-- START --

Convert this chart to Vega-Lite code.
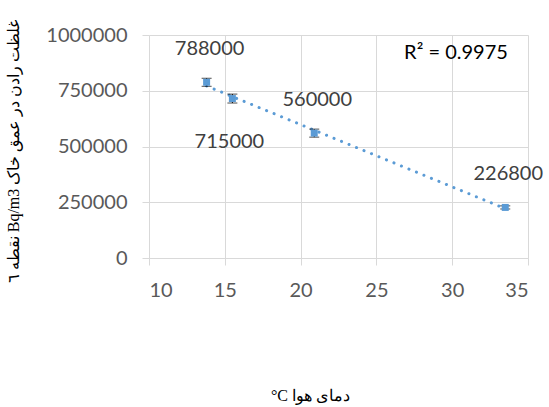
{
  "$schema": "https://vega.github.io/schema/vega-lite/v6.json",
  "autosize": "none",
  "width": 379,
  "height": 223,
  "padding": {"left": 149, "top": 35, "right": 21, "bottom": 149},
  "background": "white",
  "datasets": {
    "pts": [
      {"temp": 13.8, "radon": 788000, "err": 18000, "label": "788000"},
      {"temp": 15.5, "radon": 715000, "err": 20000, "label": "715000"},
      {"temp": 20.9, "radon": 560000, "err": 18000, "label": "560000"},
      {"temp": 33.5, "radon": 226800, "err": 7000, "label": "226800"}
    ],
    "r2": [{"temp": 30.25, "radon": 921000, "label": "R² = 0.9975"}]
  },
  "config": {
    "view": {"stroke": null},
    "axis": {
      "gridColor": "#D9D9D9",
      "gridWidth": 1,
      "tickColor": "#D9D9D9",
      "tickSize": 7,
      "domainColor": "#D9D9D9",
      "labelFont": "Lato",
      "labelFontSize": 20,
      "labelColor": "#595959",
      "titleFont": "Liberation Serif",
      "titleFontSize": 16,
      "titleFontWeight": "normal",
      "titleColor": "#000000"
    }
  },
  "encoding": {
    "x": {"field": "temp", "type": "quantitative",
      "scale": {"domain": [10, 35], "nice": false, "zero": false},
      "axis": {"values": [10, 15, 20, 25, 30, 35], "domain": true, "labelPadding": 15,
        "title": "°C دمای هوا", "titleX": 161, "titleY": 137, "titleBaseline": "middle", "titleFontSize": 16}},
    "y": {"field": "radon", "type": "quantitative",
      "scale": {"domain": [0, 1000000], "nice": false},
      "axis": {"values": [0, 250000, 500000, 750000, 1000000], "domain": false, "labelPadding": 15,
        "format": "d",
        "title": "نقطه ٦ Bq/m3 غلظت رادن در عمق خاک", "titleX": -136, "titleY": 116, "titleBaseline": "middle"}}
  },
  "layer": [
    {
      "data": {"name": "pts"},
      "transform": [{"regression": "radon", "on": "temp"}],
      "mark": {"type": "line", "color": "#5B9BD5", "strokeWidth": 3, "strokeDash": [0.1, 8], "strokeCap": "round"}
    },
    {
      "data": {"name": "pts"},
      "mark": {"type": "errorbar", "ticks": {"size": 10, "color": "#000000"}, "rule": {"color": "#000000"}},
      "encoding": {
        "yError": {"field": "err"}
      }
    },
    {
      "data": {"name": "pts"},
      "mark": {"type": "square", "size": 49, "color": "#5B9BD5", "opacity": 1, "filled": true}
    },
    {
      "data": {"name": "pts"},
      "transform": [{"filter": "datum.radon != 715000"}],
      "mark": {"type": "text", "font": "Lato", "fontSize": 20, "color": "#404040", "dy": -33, "dx": 3},
      "encoding": {
        "text": {"field": "label"}
      }
    },
    {
      "data": {"name": "pts"},
      "transform": [{"filter": "datum.radon == 715000"}],
      "mark": {"type": "text", "font": "Lato", "fontSize": 20, "color": "#404040", "dy": 43, "dx": -3},
      "encoding": {
        "text": {"field": "label"}
      }
    },
    {
      "data": {"name": "r2"},
      "mark": {"type": "text", "font": "Lato", "fontSize": 20, "color": "#000000"},
      "encoding": {
        "text": {"field": "label"}
      }
    }
  ]
}
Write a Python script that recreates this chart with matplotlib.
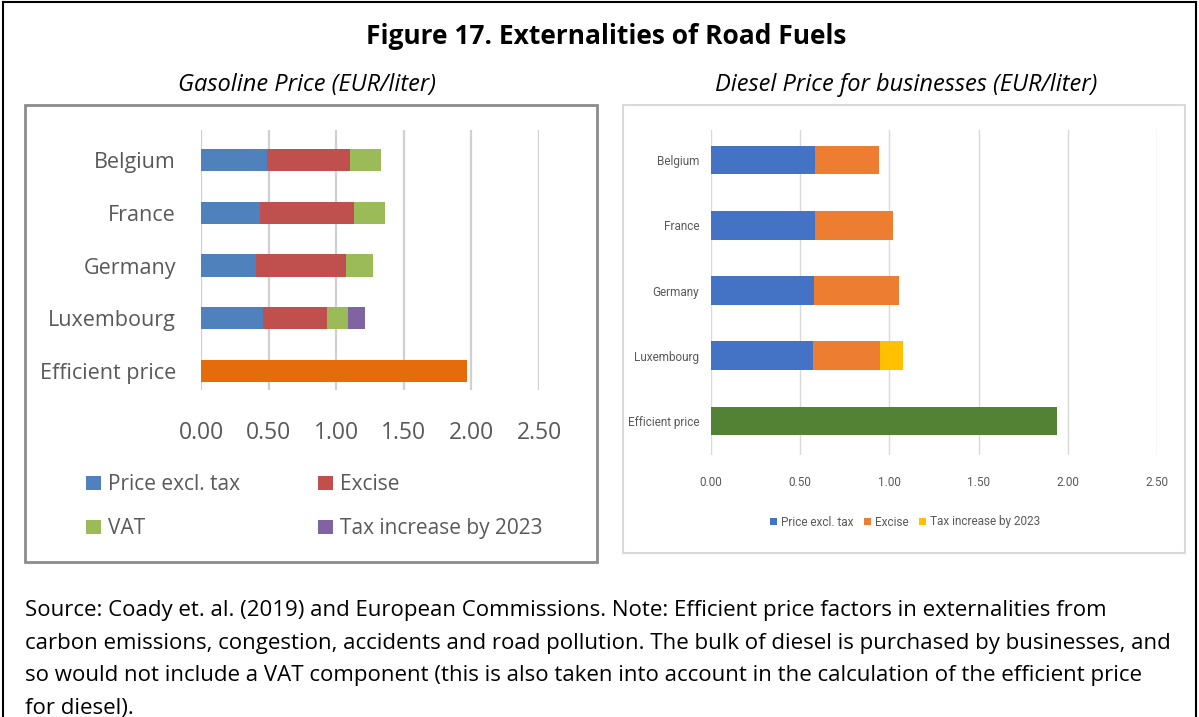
import matplotlib.pyplot as plt
from matplotlib.patches import Rectangle
from matplotlib.lines import Line2D
from matplotlib import font_manager
import numpy as np

W, H = 1199, 717

# data (EUR/liter)
countries = ['Belgium', 'France', 'Germany', 'Luxembourg', 'Efficient price']
gas_price = [0.49, 0.44, 0.41, 0.46, 0]
gas_excise = [0.61, 0.69, 0.66, 0.47, 0]
gas_vat = [0.23, 0.23, 0.20, 0.16, 0]
gas_increase = [0, 0, 0, 0.12, 0]
gas_efficient = [0, 0, 0, 0, 1.97]

dsl_price = [0.585, 0.585, 0.58, 0.57, 0]
dsl_excise = [0.355, 0.435, 0.475, 0.375, 0]
dsl_increase = [0, 0, 0, 0.13, 0]
dsl_efficient = [0, 0, 0, 0, 1.94]

xticks = [0, 0.5, 1.0, 1.5, 2.0, 2.5]

title = 'Figure 17. Externalities of Road Fuels'
sub_left = 'Gasoline Price (EUR/liter)'
sub_right = 'Diesel Price for businesses (EUR/liter)'
note = ('Source: Coady et. al. (2019) and European Commissions. Note: Efficient price factors in externalities from\n'
        'carbon emissions, congestion, accidents and road pollution. The bulk of diesel is purchased by businesses, and\n'
        'so would not include a VAT component (this is also taken into account in the calculation of the efficient price\n'
        'for diesel).')

#*********************************************************************************
installed = set(f.name for f in font_manager.fontManager.ttflist)
main_font = ['Open Sans', 'DejaVu Sans']
narrow = 'Liberation Sans Narrow' if 'Liberation Sans Narrow' in installed else 'Roboto'
narrow_font = [narrow, 'DejaVu Sans']
grey = '#595959'


def px_axes(x0, y0, x1, y1):
    return fig.add_axes([x0 / W, 1 - y1 / H, (x1 - x0) / W, (y1 - y0) / H])


def fx(x):
    return x / W


def fy(y):
    return 1 - y / H


fig = plt.figure(figsize=(W / 100, H / 100), dpi=100)

# outer frame and panel boxes
fig.add_artist(Line2D([fx(3), fx(3)], [fy(2), 0], color='k', lw=1.5))
fig.add_artist(Line2D([fx(1196), fx(1196)], [fy(2), 0], color='k', lw=1.5))
fig.add_artist(Line2D([fx(3), fx(1196)], [fy(2), fy(2)], color='k', lw=1.5))
fig.add_artist(Rectangle((fx(25), fy(562)), fx(597 - 25), (562 - 105) / H, fill=False, ec='#8c8c8c', lw=2))
fig.add_artist(Rectangle((fx(623), fy(553)), fx(1185 - 623), (553 - 105) / H, fill=False, ec='#d9d9d9', lw=1.5))

fig.text(fx(606), fy(37), title, ha='center', va='center', fontsize=19, fontweight='bold', family=main_font)
fig.text(fx(307), fy(85), sub_left, ha='center', va='center', fontsize=17, style='italic', family=main_font)
fig.text(fx(906), fy(85), sub_right, ha='center', va='center', fontsize=17, style='italic', family=main_font)
fig.text(fx(25), fy(600), note, ha='left', va='top', fontsize=16, family=main_font, linespacing=1.72)

y = np.arange(len(countries))

#*********************************************************************************
# Gasoline
ax1 = px_axes(201, 130, 539, 390)
left = np.zeros(len(countries))
series = [(gas_price, 'Price excl. tax', '#4f81bd'), (gas_excise, 'Excise', '#c0504d'),
          (gas_vat, 'VAT', '#9bbb59'), (gas_increase, 'Tax increase by 2023', '#8064a2'),
          (gas_efficient, '_nolegend_', '#e46c0a')]
h1 = {}
for vals, lab, col in series:
    b = ax1.barh(y, vals, left=left, height=0.42, color=col, label=lab, zorder=3)
    h1[lab] = b
    left = left + np.array(vals)
ax1.set_xlim(0, 2.5)
ax1.set_ylim(4.36, -0.57)
ax1.set_yticks(y)
ax1.set_yticklabels(countries, fontsize=15.5, color=grey, family=main_font)
ax1.set_xticks(xticks)
ax1.set_xticklabels(['%.2f' % t for t in xticks], fontsize=16.5, color=grey, family=main_font)
ax1.tick_params(axis='y', length=0, pad=18)
ax1.tick_params(axis='x', length=0, pad=22)
ax1.grid(axis='x', color='#d0d0d0', lw=1.6, zorder=0)
for s in ax1.spines.values():
    s.set_visible(False)
fig.legend([h1['Price excl. tax'], h1['VAT'], h1['Excise'], h1['Tax increase by 2023']],
           ['Price excl. tax', 'VAT', 'Excise', 'Tax increase by 2023'],
           ncol=2, loc='upper left', bbox_to_anchor=(fx(76), fy(464)), frameon=False, borderpad=0,
           prop={'family': main_font, 'size': 15}, labelcolor=grey, handlelength=0.7, handleheight=0.7,
           handletextpad=0.35, columnspacing=3.75, labelspacing=1.1)

#*********************************************************************************
# Diesel
ax2 = px_axes(711, 130, 1157, 455)
left = np.zeros(len(countries))
series = [(dsl_price, 'Price excl. tax', '#4472c4'), (dsl_excise, 'Excise', '#ed7d31'),
          (dsl_increase, 'Tax increase by 2023', '#ffc000'), (dsl_efficient, '_nolegend_', '#548235')]
h2 = []
for vals, lab, col in series:
    b = ax2.barh(y, vals, left=left, height=0.44, color=col, label=lab, zorder=3)
    if lab != '_nolegend_':
        h2.append(b)
    left = left + np.array(vals)
ax2.set_xlim(0, 2.5)
ax2.set_ylim(4.52, -0.46)
ax2.set_yticks(y)
ax2.set_yticklabels(countries, fontsize=8.5, color=grey, family=narrow_font)
ax2.set_xticks(xticks)
ax2.set_xticklabels(['%.2f' % t for t in xticks], fontsize=8.5, color=grey, family=narrow_font)
ax2.tick_params(axis='y', length=0, pad=8.5)
ax2.tick_params(axis='x', length=0, pad=15)
ax2.grid(axis='x', color='#d9d9d9', lw=1.0, zorder=0)
for s in ax2.spines.values():
    s.set_visible(False)
fig.legend(h2, ['Price excl. tax', 'Excise', 'Tax increase by 2023'], ncol=3, loc='center',
           bbox_to_anchor=(fx(905), fy(522)), frameon=False, borderpad=0,
           prop={'family': narrow_font, 'size': 8.5}, labelcolor=grey, handlelength=0.6, handleheight=0.6,
           handletextpad=0.3, columnspacing=0.9)

plt.savefig('out.png', dpi=100)
plt.close()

-- END --

#### [WHAT IS ASKED]
Starting at the line containing "Write a Python" and stopping after the line containing "xticks = [0, 0.5, 1.0, 1.5, 2.0, 2.5]", give the lines again exactly and leave out every image.

#### [ANSWER BELOW]
Write a Python script that recreates this chart with matplotlib.
import matplotlib.pyplot as plt
from matplotlib.patches import Rectangle
from matplotlib.lines import Line2D
from matplotlib import font_manager
import numpy as np

W, H = 1199, 717

# data (EUR/liter)
countries = ['Belgium', 'France', 'Germany', 'Luxembourg', 'Efficient price']
gas_price = [0.49, 0.44, 0.41, 0.46, 0]
gas_excise = [0.61, 0.69, 0.66, 0.47, 0]
gas_vat = [0.23, 0.23, 0.20, 0.16, 0]
gas_increase = [0, 0, 0, 0.12, 0]
gas_efficient = [0, 0, 0, 0, 1.97]

dsl_price = [0.585, 0.585, 0.58, 0.57, 0]
dsl_excise = [0.355, 0.435, 0.475, 0.375, 0]
dsl_increase = [0, 0, 0, 0.13, 0]
dsl_efficient = [0, 0, 0, 0, 1.94]

xticks = [0, 0.5, 1.0, 1.5, 2.0, 2.5]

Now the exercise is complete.